For years, I have been pointing out that the movies are undergoing a phenomenon that occurs to all moribund art forms: they are separating into content appreciated by intellectuals and content that people like. Art forms go through life cycles, are born, thrive and die just like everything that comes from the hand of mortal man. Sometimes, an art form will have a second flowering, other times it is replaced by a new technology that renders it somehow obsolete. But in any case, at its peak, an art form’s best work and its most popular work are often one and the same. Michelangelo, Shakespeare and Charles Dickens thrived with both the public and the critics when their art forms were in the flush of health. Willem de Kooning, Beckett and James Joyce were admired by the elite but not the people.
Movies at their height (1939) produced a list of Oscar nominations that included Gone With the Wind, The Wizard of Oz, Mr. Smith Goes to Washington and Stagecoach, every one both a box office hit and a critic’s darling, not to mention an enduring classic. Not one of the nominees for 2017 made the B.O. top ten and the winner, Moonlight, was a slice of life so slim it was barely visible.
In recognition of their dying state, The Academy of Motion Picture Arts and Sciences has announced it will now add a new award for Best Popular Movie. That’s right. In the desperate hope of saving an award show that has devolved into stultifying irrelevance interspersed with alienating leftist screeds, the Oscars have decided to stoop to celebrating movies people actually watch.

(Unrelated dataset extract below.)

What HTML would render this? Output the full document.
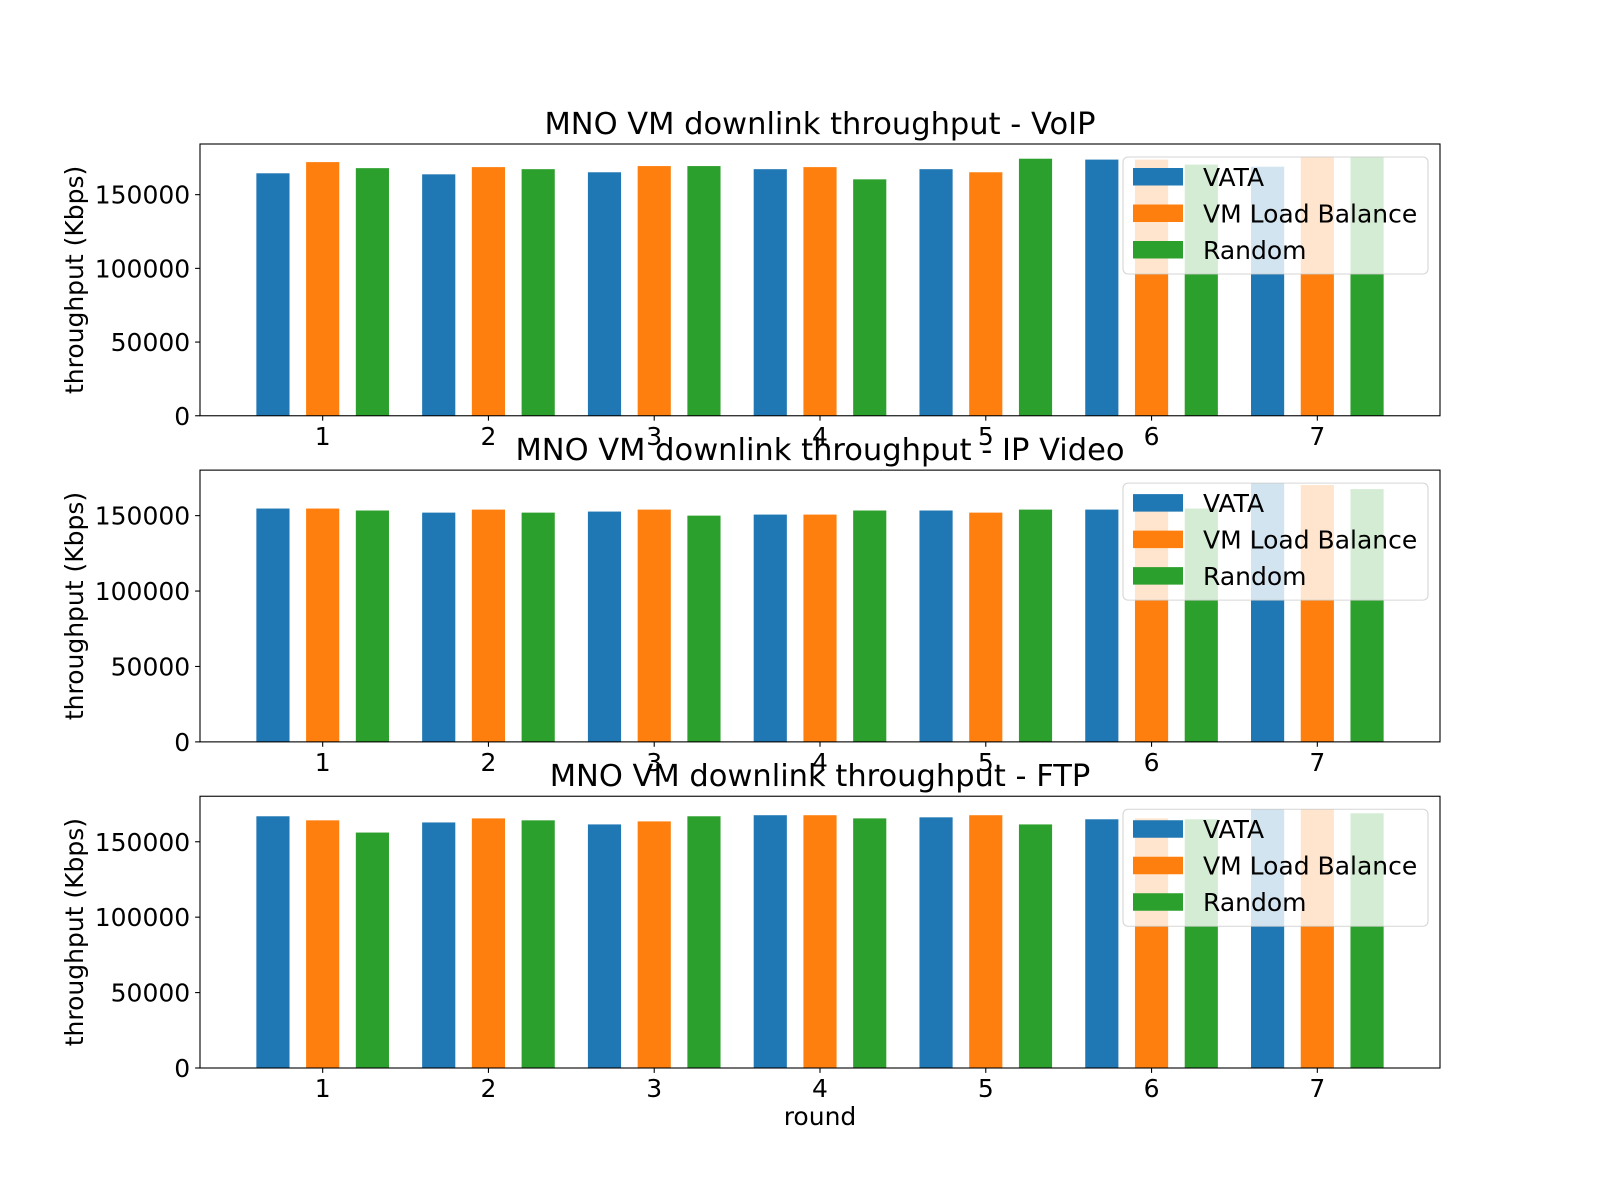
<!DOCTYPE html>
<html><head><meta charset="utf-8"><title>MNO VM downlink throughput</title>
<style>html,body{margin:0;padding:0;background:#fff}svg{display:block}text{font-family:"DejaVu Sans","Liberation Sans",sans-serif;fill:#000}</style>
</head><body>
<svg id="chart" width="1600" height="1200" xmlns="http://www.w3.org/2000/svg"></svg>
<script>
const categories = [1, 2, 3, 4, 5, 6, 7];
const seriesNames = ["VATA", "VM Load Balance", "Random"];
const panelTitles = ["MNO VM downlink throughput - VoIP", "MNO VM downlink throughput - IP Video", "MNO VM downlink throughput - FTP"];
const voipVATA = [164500, 163800, 165200, 167300, 167300, 173800, 169000];
const voipLB = [172100, 168700, 169400, 168700, 165200, 173800, 175600];
const voipRandom = [168000, 167300, 169400, 160400, 174400, 170400, 175600];
const videoVATA = [154700, 152000, 152700, 150700, 153400, 154000, 171600];
const videoLB = [154700, 154000, 154000, 150700, 152000, 154700, 170300];
const videoRandom = [153400, 152000, 150000, 153400, 154000, 154700, 167600];
const ftpVATA = [166900, 162800, 161500, 167600, 166200, 164900, 171600];
const ftpLB = [164200, 165500, 163500, 167600, 167600, 165500, 171600];
const ftpRandom = [156100, 164200, 166900, 165500, 161500, 164900, 168900];
const yTicks = [0, 50000, 100000, 150000];
const colors = ["#1f77b4", "#ff7f0e", "#2ca02c"];

const NS = "http://www.w3.org/2000/svg";
const svg = document.getElementById("chart");
function mk(tag, attrs, parent, text) {
  const e = document.createElementNS(NS, tag);
  for (const k in attrs) e.setAttribute(k, attrs[k]);
  if (text !== undefined) e.textContent = text;
  (parent || svg).appendChild(e);
  return e;
}
const L = 200, R = 1440, H = 271.76;
const tops = [144, 470.12, 796.24];
const panels = [[voipVATA, voipLB, voipRandom], [videoVATA, videoLB, videoRandom], [ftpVATA, ftpLB, ftpRandom]];
const offsets = [-0.3, 0, 0.3], bw = 0.2;
const xmin = 0.6 - 0.34, xmax = 7.4 + 0.34;
function xs(v) { return L + (v - xmin) / (xmax - xmin) * (R - L); }

panels.forEach((series, p) => {
  const top = tops[p], bot = top + H;
  let mx = 0; series.forEach(s => s.forEach(v => { if (v > mx) mx = v; }));
  const ymax = mx * 1.05;
  const ys = v => bot - v / ymax * H;
  const g = mk("g", {}, svg);
  
  
  series.forEach((s, si) => {
    s.forEach((v, ci) => {
      const r = mk("rect", { x: xs(categories[ci] + offsets[si] - bw / 2), y: ys(v), width: xs(bw) - xs(0), height: bot - ys(v), fill: colors[si] }, g);
      
      
    });
  });
  const frame = mk("rect", { x: L, y: top, width: R - L, height: H, fill: "none", stroke: "#000", "stroke-width": 1.1 }, g);
  
  
  yTicks.forEach(t => {
    const y = ys(t);
    mk("line", { x1: L, x2: L - 4.9, y1: y, y2: y, stroke: "#000", "stroke-width": 1.1 }, g);
    const tl = mk("text", { x: L - 9.8, y: y + 9, "text-anchor": "end", "font-size": 25 }, g, String(t));
    
    
  });
  categories.forEach(c => {
    const x = xs(c);
    mk("line", { x1: x, x2: x, y1: bot, y2: bot + 4.9, stroke: "#000", "stroke-width": 1.1 }, g);
    const tl = mk("text", { x: x, y: bot + 29, "text-anchor": "middle", "font-size": 25 }, g, String(c));
    
    
  });
  const yl = mk("text", { x: 0, y: 0, transform: "translate(83," + (top + H / 2) + ") rotate(-90)", "text-anchor": "middle", "font-size": 25 }, g, "throughput (Kbps)");
  
  
  const tt = mk("text", { x: (L + R) / 2, y: top - 10, "text-anchor": "middle", "font-size": 30.5 }, g, panelTitles[p]);
  
  
  const lg = mk("g", {}, g);
  
  
  const lx = 1123, ly = top + 13;
  mk("rect", { x: lx, y: ly, width: 305, height: 117, rx: 5, fill: "#fff", "fill-opacity": 0.8, stroke: "#ccc", "stroke-opacity": 0.8, "stroke-width": 1.1 }, lg);
  seriesNames.forEach((n, i) => {
    const cy = ly + 20 + i * 36.5;
    const e = mk("g", {}, lg);
    
    
    mk("rect", { x: 1133, y: cy - 9, width: 50, height: 17.5, fill: colors[i] }, e);
    mk("text", { x: 1203, y: cy + 9, "font-size": 25 }, e, n);
  });
});
const xl = mk("text", { x: (L + R) / 2, y: 1125, "text-anchor": "middle", "font-size": 25 }, svg, "round");


</script>
</body></html>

Since I doubt this rearguard action will do much to reverse the decline of the Academy Awards or the movies, I’d like to suggest some other new awards that will at least underscore the state of the industry.

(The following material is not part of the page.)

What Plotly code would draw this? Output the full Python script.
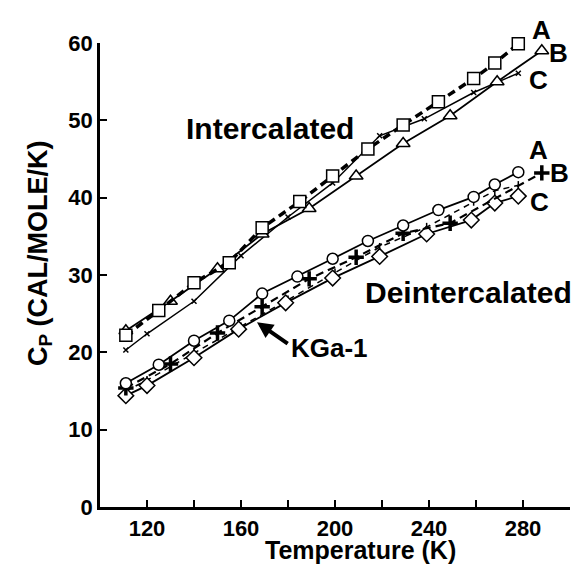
import plotly.graph_objects as go

# ---- data (temperature K, Cp cal/mole/K) ----
int_A_T = [111, 125, 140, 155, 169, 185, 199, 214, 229, 244, 259, 268, 278]
int_A_cp = [22.2, 25.4, 29.0, 31.6, 36.1, 39.5, 42.8, 46.3, 49.4, 52.4, 55.4, 57.4, 59.9]
int_B_T = [111, 130, 150, 169, 189, 209, 229, 249, 269, 288]
int_B_cp = [22.8, 26.6, 30.8, 35.3, 38.6, 42.8, 47.0, 50.6, 55.0, 59.0]
int_C_T = [111, 120, 140, 160, 180, 199, 219, 238, 259, 278]
int_C_cp = [20.3, 22.4, 26.6, 32.5, 37.5, 41.9, 48.0, 50.2, 53.6, 56.1]

de_A_T = [111, 125, 140, 155, 169, 184, 199, 214, 229, 244, 259, 268, 278]
de_A_cp = [16.0, 18.4, 21.5, 24.1, 27.6, 29.8, 32.1, 34.4, 36.4, 38.4, 40.1, 41.7, 43.3]
de_B_T = [111, 130, 150, 169, 189, 209, 229, 249, 288]
de_B_cp = [15.4, 18.5, 22.5, 25.9, 29.5, 32.3, 35.4, 36.7, 43.2]
de_C_T = [111, 120, 140, 159, 179, 199, 219, 239, 258, 268, 278]
de_C_cp = [14.4, 15.7, 19.3, 23.0, 26.4, 29.6, 32.4, 35.3, 37.1, 39.3, 40.2]
kga_T = [111, 120, 140, 160, 180, 200, 219, 239, 259, 268, 278]
kga_cp = [15.0, 16.4, 19.9, 23.3, 26.8, 30.3, 33.6, 36.2, 39.5, 40.9, 41.6]

x_tickvals = [100, 120, 140, 160, 180, 200, 220, 240, 260, 280, 300]
x_ticktext = ["", "120", "", "160", "", "200", "", "240", "", "280", ""]
y_tickvals = [0, 10, 20, 30, 40, 50, 60]

FONT = "Liberation Sans, Arial, sans-serif"
fig = go.Figure()

def add(T, cp, symbol, size, dash, width, mwidth=1.5):
    fig.add_trace(go.Scatter(
        x=T, y=cp, mode="lines+markers",
        line=dict(color="black", width=width, dash=dash),
        marker=dict(symbol=symbol, size=size, color="white",
                    line=dict(color="black", width=mwidth)),
        cliponaxis=False, showlegend=False))

# Intercalated
add(int_C_T, int_C_cp, "x-thin", 5, "solid", 1.5, 1.5)
add(int_B_T, int_B_cp, "triangle-up", 12, "solid", 1.8)
add(int_A_T, int_A_cp, "square", 12, "8px,5px", 3.5)
# Deintercalated
add(kga_T, kga_cp, "line-ns", 6, "6px,5px", 1.5, 1.5)
add(de_C_T, de_C_cp, "diamond", 12, "solid", 1.8)
add(de_B_T, de_B_cp, "cross-thin", 11, "8px,5px", 2.2, 3.5)
add(de_A_T, de_A_cp, "circle", 11, "solid", 1.8)

def label(x, y, text, size=26, xref="x", yref="y", angle=0):
    fig.add_annotation(x=x, y=y, text=text, showarrow=False, xref=xref, yref=yref,
                       xanchor="center", yanchor="middle", textangle=angle,
                       font=dict(family=FONT, size=size, color="black", weight="bold"))

label(287.7, 61.7 / 60, "A", yref="paper")
label(294.9, 58.7, "B")
label(286.8, 55.2, "C")
label(286.8, 46.2, "A")
label(295.7, 43.2, "B")
label(287.2, 39.5, "C")
label(172.5, 48.9, "Intercalated", 30)
label(256.8, 27.7, "Deintercalated", 30)
label(197.5, 20.6, "KGa-1", 26)

fig.add_annotation(x=166.8, y=23.9, ax=180.5, ay=21.0, axref="x", ayref="y",
                   xref="x", yref="y", text="", showarrow=True,
                   arrowhead=2, arrowsize=0.8, arrowwidth=4, arrowcolor="black")

# axis titles as annotations (positioned as in the reference)
label(0.555, -0.093, "Temperature (K)", 25, xref="paper", yref="paper")
label(-0.128, 0.547, "C<sub>P</sub> (CAL/MOLE/K)", 27, xref="paper", yref="paper", angle=-90)

fig.update_layout(
    width=577, height=571,
    margin=dict(l=100, r=7, t=43, b=64),
    paper_bgcolor="white", plot_bgcolor="white",
    font=dict(family=FONT, color="black", weight="bold"),
    xaxis=dict(range=[100, 300], tickvals=x_tickvals, ticktext=x_ticktext,
               ticks="inside", ticklen=7, tickwidth=2, tickcolor="black",
               showline=True, linewidth=2.5, linecolor="black",
               showgrid=False, zeroline=False,
               tickfont=dict(family=FONT, size=22, weight="bold")),
    yaxis=dict(range=[0, 60], tickvals=y_tickvals,
               ticks="inside", ticklen=7, tickwidth=2, tickcolor="black",
               showline=True, linewidth=2.5, linecolor="black",
               showgrid=False, zeroline=False,
               tickfont=dict(family=FONT, size=22, weight="bold")),
)

fig.write_html("out.html")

Best Intersectional Crapfest No One Saw but Which Displays Our Virtue. This should be awarded to the sequel, Moonlight 2: This Time, The Black Gay Guy is Crippled!
Best Attempt to Normalize Sexual Deviancy. And the winner is: Never Say Neverland, in which convicted pedophile Victor Salva directs Kevin Spacey playing Michael Jackson playing Roman Polanski directing Charlie Sheen playing Harvey Weinstein hiring Victor Salva to direct Kevin Spacey as Michael Jackson.
Best Performance by a White Man That Was Overlooked in Order to Give an Award to a Black Man who Didn’t Entirely Deserve It. This award could be given in honor of Will Smith to celebrate his performance in Concussion after someone sees Concussion and finds out whether his performance was any good or not and then celebrates it anyway just to stop his wife’s complaining about make-believe racism.
Best Actress in a Performance as a Woman Who Had No Moral Agency When She Decided to Sleep with a Sleazy Producer to Get the Part That Made Her Career. The list of nominees is endless.
With awards like these in place, I think we can all look forward to the next Oscar ceremony as a moving tribute to an art form people used to give a damn about.